- [PROVIDED DATA]:
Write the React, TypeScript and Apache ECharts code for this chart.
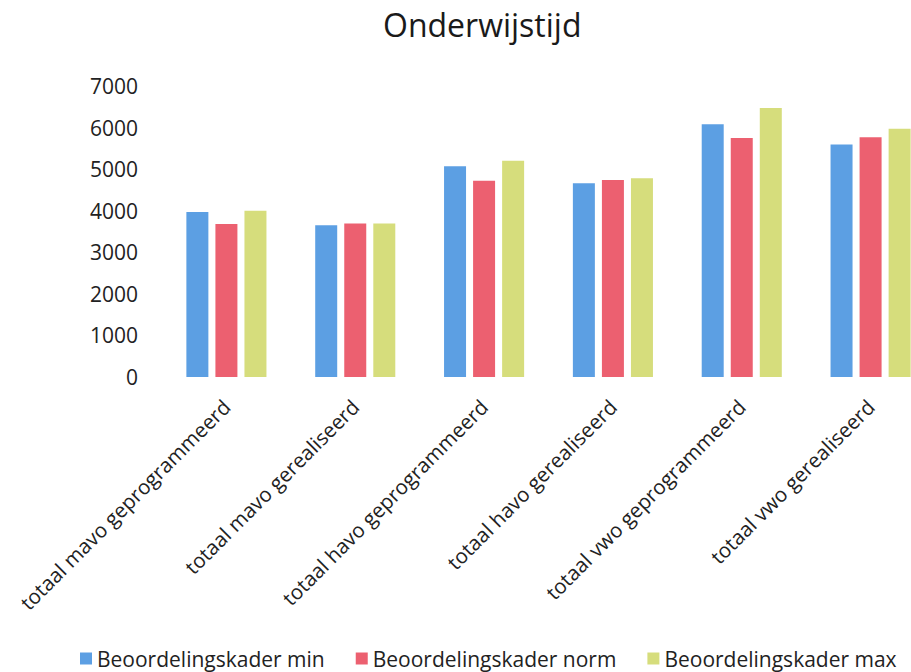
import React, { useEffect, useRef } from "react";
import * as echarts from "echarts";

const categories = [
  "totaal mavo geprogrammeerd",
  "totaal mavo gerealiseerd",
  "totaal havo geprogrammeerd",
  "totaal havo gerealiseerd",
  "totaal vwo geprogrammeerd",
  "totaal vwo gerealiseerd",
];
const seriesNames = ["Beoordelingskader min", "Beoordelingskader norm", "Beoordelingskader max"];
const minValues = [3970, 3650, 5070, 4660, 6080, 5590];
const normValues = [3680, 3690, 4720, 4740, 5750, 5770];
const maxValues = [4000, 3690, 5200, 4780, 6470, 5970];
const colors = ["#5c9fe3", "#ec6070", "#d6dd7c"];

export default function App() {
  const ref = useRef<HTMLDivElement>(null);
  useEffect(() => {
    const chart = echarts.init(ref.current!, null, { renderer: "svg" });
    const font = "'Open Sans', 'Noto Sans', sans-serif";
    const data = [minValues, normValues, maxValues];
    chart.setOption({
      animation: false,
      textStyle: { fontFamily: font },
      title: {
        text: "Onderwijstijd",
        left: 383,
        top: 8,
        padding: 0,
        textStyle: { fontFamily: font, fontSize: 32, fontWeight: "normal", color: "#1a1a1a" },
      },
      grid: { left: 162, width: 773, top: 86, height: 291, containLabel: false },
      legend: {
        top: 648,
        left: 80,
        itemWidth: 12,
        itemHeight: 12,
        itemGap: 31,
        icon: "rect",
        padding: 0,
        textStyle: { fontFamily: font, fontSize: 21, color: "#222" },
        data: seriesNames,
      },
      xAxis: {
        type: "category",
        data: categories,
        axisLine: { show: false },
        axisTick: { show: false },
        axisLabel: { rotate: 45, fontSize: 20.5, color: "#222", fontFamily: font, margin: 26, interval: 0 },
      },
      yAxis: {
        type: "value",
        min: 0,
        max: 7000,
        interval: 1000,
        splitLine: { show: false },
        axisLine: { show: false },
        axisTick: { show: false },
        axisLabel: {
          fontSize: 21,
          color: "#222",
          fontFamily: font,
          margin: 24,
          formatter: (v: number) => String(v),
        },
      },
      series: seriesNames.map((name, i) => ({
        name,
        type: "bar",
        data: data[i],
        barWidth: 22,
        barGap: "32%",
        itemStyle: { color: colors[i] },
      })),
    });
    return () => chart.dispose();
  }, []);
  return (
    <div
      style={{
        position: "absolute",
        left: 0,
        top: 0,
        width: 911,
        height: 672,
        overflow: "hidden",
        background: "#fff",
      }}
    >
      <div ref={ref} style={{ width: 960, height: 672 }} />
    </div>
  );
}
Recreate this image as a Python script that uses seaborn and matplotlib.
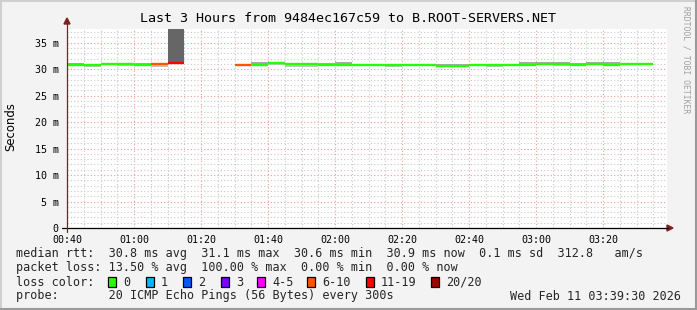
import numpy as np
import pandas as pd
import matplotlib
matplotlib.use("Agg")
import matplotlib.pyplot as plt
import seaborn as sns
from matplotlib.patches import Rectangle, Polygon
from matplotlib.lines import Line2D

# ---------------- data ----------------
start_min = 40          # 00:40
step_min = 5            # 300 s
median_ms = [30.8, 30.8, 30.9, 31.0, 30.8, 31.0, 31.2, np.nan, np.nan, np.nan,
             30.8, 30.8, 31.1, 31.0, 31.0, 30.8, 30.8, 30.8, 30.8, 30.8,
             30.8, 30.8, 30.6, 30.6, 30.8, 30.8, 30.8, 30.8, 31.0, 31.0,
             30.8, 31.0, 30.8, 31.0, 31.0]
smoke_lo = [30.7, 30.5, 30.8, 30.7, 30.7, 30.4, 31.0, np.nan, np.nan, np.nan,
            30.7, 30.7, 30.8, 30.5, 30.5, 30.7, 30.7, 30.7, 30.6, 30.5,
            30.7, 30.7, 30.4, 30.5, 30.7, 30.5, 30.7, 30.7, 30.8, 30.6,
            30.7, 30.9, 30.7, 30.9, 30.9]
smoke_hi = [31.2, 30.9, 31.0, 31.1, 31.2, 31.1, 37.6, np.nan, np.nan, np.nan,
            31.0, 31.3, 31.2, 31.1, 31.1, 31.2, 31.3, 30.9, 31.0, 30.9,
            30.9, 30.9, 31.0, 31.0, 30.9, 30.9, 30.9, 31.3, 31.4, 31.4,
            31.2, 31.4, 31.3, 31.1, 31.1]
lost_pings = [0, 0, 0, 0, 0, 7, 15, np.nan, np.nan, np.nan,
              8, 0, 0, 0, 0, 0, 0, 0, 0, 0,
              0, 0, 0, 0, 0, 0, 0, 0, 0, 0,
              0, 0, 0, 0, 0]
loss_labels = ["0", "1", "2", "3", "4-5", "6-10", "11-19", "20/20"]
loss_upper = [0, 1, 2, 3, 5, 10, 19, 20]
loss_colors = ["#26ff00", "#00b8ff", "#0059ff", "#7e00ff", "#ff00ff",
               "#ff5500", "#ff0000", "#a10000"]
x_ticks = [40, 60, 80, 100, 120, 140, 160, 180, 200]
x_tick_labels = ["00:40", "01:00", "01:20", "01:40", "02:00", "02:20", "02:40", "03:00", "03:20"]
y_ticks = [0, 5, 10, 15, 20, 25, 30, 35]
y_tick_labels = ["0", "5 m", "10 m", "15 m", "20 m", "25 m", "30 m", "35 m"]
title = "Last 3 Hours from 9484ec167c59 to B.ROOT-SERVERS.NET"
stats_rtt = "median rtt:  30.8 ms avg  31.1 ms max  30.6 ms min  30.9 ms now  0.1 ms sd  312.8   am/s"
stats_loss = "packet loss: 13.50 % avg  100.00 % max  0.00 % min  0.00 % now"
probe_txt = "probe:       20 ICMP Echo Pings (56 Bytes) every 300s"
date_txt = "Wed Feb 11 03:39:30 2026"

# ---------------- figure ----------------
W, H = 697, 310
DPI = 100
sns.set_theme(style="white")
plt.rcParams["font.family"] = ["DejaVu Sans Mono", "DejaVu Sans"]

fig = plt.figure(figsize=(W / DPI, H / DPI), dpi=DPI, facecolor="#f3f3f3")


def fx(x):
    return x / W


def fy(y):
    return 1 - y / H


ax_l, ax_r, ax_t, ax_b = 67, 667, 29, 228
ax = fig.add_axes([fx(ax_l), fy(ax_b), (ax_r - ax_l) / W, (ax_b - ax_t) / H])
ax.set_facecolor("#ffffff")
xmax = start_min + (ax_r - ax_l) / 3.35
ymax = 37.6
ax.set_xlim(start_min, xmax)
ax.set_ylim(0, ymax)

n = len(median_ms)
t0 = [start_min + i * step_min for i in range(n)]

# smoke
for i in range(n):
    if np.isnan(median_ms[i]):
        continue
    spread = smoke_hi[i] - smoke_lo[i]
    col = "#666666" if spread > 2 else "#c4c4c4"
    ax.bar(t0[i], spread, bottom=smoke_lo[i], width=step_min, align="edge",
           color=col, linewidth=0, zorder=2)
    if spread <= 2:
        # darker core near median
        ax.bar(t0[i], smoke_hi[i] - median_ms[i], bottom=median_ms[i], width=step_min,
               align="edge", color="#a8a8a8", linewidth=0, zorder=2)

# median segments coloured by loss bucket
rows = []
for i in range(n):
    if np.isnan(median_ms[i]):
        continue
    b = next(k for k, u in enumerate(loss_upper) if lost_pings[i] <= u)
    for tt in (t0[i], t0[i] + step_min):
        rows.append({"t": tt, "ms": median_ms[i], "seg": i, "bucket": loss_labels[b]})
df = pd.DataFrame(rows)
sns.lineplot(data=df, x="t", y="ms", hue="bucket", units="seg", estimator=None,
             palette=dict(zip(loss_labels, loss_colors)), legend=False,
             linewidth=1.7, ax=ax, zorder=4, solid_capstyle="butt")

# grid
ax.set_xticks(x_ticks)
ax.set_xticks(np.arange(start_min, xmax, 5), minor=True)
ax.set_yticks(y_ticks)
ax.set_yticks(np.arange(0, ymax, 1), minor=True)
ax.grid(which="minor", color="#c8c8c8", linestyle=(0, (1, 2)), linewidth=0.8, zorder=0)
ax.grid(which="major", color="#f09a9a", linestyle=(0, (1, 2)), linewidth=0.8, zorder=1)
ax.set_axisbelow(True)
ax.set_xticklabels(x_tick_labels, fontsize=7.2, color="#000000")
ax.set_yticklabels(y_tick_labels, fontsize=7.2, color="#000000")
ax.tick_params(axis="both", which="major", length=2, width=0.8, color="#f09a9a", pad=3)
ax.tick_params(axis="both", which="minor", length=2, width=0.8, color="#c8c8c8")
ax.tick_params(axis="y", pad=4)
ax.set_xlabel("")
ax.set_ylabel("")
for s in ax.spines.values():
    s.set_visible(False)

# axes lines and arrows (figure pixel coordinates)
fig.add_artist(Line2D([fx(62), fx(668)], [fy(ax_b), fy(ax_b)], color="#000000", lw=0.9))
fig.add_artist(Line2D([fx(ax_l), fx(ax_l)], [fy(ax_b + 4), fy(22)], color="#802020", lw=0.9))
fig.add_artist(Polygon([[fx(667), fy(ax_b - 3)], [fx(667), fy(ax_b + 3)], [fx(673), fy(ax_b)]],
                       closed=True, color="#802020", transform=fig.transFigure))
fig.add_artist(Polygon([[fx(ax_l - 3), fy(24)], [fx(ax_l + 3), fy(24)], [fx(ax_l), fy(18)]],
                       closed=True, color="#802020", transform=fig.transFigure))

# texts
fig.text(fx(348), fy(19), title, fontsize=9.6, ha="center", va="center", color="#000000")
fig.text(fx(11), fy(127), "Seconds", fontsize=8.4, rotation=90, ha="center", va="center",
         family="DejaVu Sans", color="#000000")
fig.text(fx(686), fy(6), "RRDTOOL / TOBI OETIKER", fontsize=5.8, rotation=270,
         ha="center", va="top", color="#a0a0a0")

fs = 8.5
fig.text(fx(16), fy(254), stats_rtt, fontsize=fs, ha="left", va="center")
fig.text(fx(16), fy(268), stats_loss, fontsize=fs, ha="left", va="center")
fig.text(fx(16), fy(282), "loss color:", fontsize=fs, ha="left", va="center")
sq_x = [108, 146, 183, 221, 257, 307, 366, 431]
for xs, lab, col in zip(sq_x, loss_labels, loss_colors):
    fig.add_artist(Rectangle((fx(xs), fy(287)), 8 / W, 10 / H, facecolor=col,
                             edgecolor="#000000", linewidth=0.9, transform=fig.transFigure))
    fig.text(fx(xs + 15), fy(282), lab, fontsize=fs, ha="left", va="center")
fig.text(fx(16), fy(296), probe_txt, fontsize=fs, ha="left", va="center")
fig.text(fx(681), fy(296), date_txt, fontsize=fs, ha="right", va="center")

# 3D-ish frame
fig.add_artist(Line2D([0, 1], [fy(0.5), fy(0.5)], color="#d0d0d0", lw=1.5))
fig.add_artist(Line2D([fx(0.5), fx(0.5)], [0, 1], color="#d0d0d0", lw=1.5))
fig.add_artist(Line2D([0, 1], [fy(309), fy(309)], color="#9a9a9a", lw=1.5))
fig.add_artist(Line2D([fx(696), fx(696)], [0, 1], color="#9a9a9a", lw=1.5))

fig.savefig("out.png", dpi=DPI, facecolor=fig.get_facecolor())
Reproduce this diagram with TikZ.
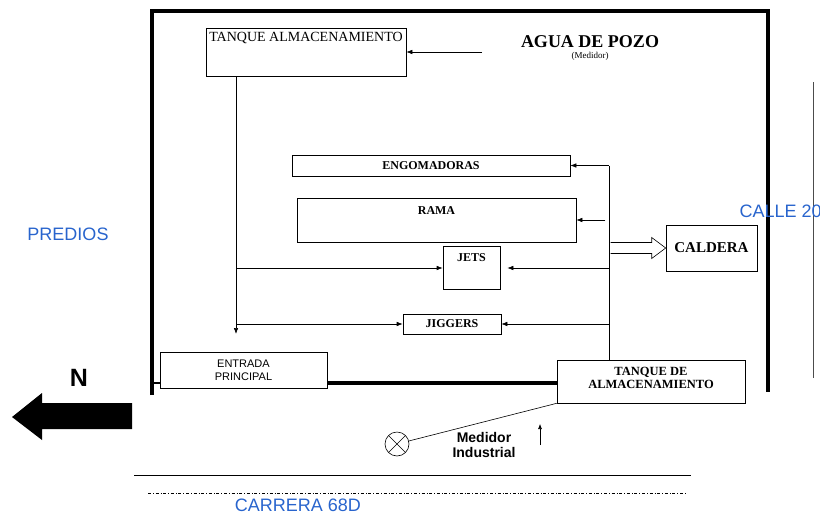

- [WORK INSTRUCTIONS]: Repeat only the lines between the start of the data and the line with "import * as", including those two lines, and skip the pictures.

- [SOLUTION TO THE PROBLEM]:
Write the React, TypeScript and Apache ECharts code for this chart.
import React, { useEffect, useRef } from "react";
import * as echarts from "echarts";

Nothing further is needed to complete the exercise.